En ne recrutant que des personnes excellentes dans ce qu’elles font, celles-ci apprennent les unes des autres, se stimulent, « performent » : l’entreprise tire les fruits de la qualité de ces interactions et maximalise son niveau de performance.
Oui, mais…
Interrogeons-nous néanmoins à ce stade sur trois points :
- D’abord, sur la manière d’évaluer les bons et les mauvais, de séparer le bon grain de l’ivraie. Il est difficile d’identifier « les personnes remarquables », car nous sommes tous plus ou moins remarquables dans un domaine donné. Il ne va pas de soi par exemple que les plus créatifs soient également les plus coopératifs. L’analyse de Hastings et Meyer semble très – trop ? – manichéenne.
- Ensuite (et conséquemment), peut-on vraiment postuler que l’addition des (soi-disant) meilleurs permet de créer la meilleure équipe et l’entreprise la plus performante ? On peut créer une « dream team » en sortant son chéquier, mais le résultat n’est pas garanti. Les catastrophes industrielles ne sont pas rares ; le sport nous l’enseigne fréquemment. Trop de talents, parfois, tue le talent…

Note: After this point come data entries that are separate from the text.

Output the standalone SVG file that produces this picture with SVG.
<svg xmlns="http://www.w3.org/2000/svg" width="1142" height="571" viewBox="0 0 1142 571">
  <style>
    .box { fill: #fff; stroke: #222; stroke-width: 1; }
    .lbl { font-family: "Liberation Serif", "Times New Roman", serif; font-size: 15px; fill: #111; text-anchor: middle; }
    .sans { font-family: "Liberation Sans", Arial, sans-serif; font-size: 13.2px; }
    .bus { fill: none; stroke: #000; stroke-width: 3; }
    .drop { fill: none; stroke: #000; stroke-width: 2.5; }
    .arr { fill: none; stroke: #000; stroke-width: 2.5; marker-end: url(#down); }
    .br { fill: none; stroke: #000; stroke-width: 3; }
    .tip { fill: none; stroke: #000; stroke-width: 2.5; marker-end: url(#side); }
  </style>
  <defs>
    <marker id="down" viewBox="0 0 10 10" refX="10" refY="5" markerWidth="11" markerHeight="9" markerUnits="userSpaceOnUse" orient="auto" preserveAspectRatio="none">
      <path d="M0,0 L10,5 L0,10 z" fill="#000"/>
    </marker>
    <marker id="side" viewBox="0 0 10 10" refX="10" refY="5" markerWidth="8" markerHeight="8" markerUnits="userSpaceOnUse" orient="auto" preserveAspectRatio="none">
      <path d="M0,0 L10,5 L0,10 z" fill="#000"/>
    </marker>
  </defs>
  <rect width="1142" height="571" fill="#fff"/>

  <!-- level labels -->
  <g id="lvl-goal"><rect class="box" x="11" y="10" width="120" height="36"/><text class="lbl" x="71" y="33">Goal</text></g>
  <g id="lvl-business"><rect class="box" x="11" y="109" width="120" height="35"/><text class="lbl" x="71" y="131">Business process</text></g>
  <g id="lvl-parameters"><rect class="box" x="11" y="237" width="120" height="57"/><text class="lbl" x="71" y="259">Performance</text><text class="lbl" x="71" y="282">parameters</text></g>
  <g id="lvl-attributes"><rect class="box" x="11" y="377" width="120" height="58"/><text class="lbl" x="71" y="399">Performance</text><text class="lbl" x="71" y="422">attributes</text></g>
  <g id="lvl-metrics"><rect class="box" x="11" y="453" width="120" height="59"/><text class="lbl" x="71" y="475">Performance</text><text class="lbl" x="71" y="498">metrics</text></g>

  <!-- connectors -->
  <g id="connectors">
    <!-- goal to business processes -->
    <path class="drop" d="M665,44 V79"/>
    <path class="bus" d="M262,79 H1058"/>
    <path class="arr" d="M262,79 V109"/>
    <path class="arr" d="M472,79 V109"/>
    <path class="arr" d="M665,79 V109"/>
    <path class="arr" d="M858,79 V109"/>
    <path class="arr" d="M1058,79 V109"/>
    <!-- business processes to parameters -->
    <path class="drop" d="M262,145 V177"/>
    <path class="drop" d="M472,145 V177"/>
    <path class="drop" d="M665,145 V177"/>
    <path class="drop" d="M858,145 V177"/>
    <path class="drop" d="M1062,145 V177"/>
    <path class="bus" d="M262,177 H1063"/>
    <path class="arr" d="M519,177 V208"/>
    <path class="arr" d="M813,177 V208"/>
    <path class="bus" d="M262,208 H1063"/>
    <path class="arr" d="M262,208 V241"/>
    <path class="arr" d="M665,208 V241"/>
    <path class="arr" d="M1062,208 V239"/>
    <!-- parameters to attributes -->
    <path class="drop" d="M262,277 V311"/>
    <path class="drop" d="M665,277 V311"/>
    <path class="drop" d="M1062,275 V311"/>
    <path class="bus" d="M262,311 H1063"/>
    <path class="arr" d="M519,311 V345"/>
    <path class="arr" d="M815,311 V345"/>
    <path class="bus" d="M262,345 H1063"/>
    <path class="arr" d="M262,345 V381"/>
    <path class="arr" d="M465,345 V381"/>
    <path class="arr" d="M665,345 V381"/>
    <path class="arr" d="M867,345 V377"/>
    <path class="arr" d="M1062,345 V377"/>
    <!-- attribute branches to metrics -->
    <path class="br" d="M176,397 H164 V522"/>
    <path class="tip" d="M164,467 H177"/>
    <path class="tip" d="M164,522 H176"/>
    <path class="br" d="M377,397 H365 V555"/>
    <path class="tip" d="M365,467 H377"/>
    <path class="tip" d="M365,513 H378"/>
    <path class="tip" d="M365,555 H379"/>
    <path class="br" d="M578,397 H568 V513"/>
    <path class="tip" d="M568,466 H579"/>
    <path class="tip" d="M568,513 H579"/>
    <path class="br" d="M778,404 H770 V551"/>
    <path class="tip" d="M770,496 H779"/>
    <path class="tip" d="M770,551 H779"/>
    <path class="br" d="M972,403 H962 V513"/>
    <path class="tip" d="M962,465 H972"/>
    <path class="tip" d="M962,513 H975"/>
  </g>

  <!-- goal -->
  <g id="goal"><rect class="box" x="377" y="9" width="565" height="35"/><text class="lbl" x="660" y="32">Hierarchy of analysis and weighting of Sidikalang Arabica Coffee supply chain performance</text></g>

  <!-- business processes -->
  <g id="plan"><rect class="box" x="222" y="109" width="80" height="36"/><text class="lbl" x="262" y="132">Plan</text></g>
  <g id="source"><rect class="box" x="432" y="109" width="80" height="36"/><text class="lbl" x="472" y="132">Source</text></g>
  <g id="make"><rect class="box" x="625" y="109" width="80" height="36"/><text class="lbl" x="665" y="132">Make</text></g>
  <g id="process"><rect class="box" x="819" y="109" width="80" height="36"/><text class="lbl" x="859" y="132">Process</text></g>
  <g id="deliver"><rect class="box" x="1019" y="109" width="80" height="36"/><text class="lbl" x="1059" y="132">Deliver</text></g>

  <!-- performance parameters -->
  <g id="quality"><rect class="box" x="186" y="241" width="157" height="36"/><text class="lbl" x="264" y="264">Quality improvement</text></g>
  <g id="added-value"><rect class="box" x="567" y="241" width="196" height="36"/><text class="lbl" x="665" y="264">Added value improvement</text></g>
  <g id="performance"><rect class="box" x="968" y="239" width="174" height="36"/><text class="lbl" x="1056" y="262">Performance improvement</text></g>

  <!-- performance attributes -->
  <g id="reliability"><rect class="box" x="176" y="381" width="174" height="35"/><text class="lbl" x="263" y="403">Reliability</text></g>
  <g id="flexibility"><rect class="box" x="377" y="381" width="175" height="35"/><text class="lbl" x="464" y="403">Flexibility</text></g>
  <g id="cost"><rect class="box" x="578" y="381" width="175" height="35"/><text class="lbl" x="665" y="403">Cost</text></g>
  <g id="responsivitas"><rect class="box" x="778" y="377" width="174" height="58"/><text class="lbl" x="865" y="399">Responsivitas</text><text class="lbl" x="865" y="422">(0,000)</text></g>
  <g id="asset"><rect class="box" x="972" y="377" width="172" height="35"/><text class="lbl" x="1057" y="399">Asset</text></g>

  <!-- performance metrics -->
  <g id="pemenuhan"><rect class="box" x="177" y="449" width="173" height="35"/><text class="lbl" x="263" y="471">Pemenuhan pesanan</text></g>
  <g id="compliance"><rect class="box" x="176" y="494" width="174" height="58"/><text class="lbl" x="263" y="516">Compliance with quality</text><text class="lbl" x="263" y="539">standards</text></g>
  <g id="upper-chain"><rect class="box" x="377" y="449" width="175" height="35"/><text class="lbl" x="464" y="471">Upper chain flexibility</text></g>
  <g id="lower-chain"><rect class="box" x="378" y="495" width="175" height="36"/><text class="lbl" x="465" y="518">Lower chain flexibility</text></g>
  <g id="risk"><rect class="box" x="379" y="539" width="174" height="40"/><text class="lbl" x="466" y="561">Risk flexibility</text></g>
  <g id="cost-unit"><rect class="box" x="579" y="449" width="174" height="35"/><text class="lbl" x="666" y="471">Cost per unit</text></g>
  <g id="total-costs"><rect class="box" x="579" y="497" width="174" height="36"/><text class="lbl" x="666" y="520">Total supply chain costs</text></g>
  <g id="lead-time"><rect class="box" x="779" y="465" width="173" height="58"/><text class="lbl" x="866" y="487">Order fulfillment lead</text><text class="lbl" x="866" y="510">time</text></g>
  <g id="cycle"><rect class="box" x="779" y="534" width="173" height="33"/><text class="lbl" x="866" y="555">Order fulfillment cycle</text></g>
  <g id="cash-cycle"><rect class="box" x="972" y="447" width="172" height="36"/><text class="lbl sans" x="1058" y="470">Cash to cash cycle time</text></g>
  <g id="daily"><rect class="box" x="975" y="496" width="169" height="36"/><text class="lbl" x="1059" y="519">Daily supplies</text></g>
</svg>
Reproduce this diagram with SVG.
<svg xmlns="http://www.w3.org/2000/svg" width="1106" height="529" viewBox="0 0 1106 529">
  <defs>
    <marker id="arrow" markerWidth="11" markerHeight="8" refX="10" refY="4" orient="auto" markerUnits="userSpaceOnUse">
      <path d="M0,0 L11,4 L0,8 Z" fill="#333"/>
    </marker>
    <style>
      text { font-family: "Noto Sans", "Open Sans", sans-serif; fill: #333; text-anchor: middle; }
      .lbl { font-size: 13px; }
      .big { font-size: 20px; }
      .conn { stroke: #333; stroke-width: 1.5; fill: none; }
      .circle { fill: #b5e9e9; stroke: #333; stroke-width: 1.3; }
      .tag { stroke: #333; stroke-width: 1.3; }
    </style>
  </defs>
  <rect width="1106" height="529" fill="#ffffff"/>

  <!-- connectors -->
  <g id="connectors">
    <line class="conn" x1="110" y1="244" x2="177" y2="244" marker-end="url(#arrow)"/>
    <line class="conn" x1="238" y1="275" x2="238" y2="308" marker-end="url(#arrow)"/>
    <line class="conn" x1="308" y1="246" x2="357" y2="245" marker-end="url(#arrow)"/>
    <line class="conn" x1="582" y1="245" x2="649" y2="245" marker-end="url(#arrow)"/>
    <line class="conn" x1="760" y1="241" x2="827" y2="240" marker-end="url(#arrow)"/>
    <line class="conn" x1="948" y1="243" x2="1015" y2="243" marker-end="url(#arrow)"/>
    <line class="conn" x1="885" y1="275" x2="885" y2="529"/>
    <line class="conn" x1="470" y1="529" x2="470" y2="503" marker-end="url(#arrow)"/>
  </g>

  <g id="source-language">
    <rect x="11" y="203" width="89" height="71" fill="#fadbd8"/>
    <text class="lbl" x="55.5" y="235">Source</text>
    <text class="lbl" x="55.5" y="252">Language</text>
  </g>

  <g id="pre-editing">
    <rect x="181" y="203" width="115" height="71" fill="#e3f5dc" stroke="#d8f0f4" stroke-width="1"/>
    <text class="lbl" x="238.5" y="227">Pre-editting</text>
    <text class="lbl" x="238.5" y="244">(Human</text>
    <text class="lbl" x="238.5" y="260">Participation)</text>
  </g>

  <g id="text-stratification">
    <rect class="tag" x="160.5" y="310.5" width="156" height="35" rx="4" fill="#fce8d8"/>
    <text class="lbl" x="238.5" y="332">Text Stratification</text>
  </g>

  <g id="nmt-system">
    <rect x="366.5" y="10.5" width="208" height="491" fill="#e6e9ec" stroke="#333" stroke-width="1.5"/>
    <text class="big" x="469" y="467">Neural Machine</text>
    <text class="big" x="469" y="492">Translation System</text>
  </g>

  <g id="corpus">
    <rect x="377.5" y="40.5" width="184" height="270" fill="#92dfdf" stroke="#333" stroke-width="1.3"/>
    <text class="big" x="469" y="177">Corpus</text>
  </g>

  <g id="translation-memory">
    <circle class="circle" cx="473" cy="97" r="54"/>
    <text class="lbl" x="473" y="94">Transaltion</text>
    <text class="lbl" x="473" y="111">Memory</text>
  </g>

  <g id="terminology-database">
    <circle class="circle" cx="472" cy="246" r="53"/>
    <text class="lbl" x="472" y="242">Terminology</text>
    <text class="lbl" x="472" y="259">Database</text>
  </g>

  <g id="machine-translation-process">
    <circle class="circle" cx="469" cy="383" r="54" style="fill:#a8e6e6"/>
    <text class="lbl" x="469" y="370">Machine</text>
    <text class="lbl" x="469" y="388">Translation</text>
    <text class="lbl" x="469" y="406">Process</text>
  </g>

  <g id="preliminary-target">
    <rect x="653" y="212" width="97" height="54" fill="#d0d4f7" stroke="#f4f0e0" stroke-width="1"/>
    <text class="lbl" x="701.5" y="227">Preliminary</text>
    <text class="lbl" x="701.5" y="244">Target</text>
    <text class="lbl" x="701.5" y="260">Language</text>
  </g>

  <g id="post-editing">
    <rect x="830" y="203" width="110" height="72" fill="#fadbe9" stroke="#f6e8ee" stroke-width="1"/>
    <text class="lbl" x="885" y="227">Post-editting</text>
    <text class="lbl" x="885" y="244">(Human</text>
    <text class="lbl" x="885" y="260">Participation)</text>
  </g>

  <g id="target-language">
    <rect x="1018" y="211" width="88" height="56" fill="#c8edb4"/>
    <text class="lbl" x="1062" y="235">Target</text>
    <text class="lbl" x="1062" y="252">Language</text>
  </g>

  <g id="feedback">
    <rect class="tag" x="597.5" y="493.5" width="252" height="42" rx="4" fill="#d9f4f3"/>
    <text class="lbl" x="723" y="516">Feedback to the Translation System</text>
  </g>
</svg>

- Enfin, cette règle de ne recruter que les meilleurs peut-elle être transposable partout ? Je ne suis pas sûr que Jeff Bezos pour ne citer que lui fasse sien le raisonnement de Hastings. Jeff Bezos a-t-il vraiment besoin d’avoir des cadors à tous les postes chez Amazon ? Qu’il faille des très bons a des endroits stratégiques pour l’entreprise, c’est une chose. C’en est une autre que de rechercher à ne recruter à tout prix que des très bons à tous les postes. La profondeur des poches de la quasi-majorité des entreprises n’est malheureusement pas infinie. On ne peut souvent pas payer très bien tout le monde, sauf peut-être si on s’appelle Netflix.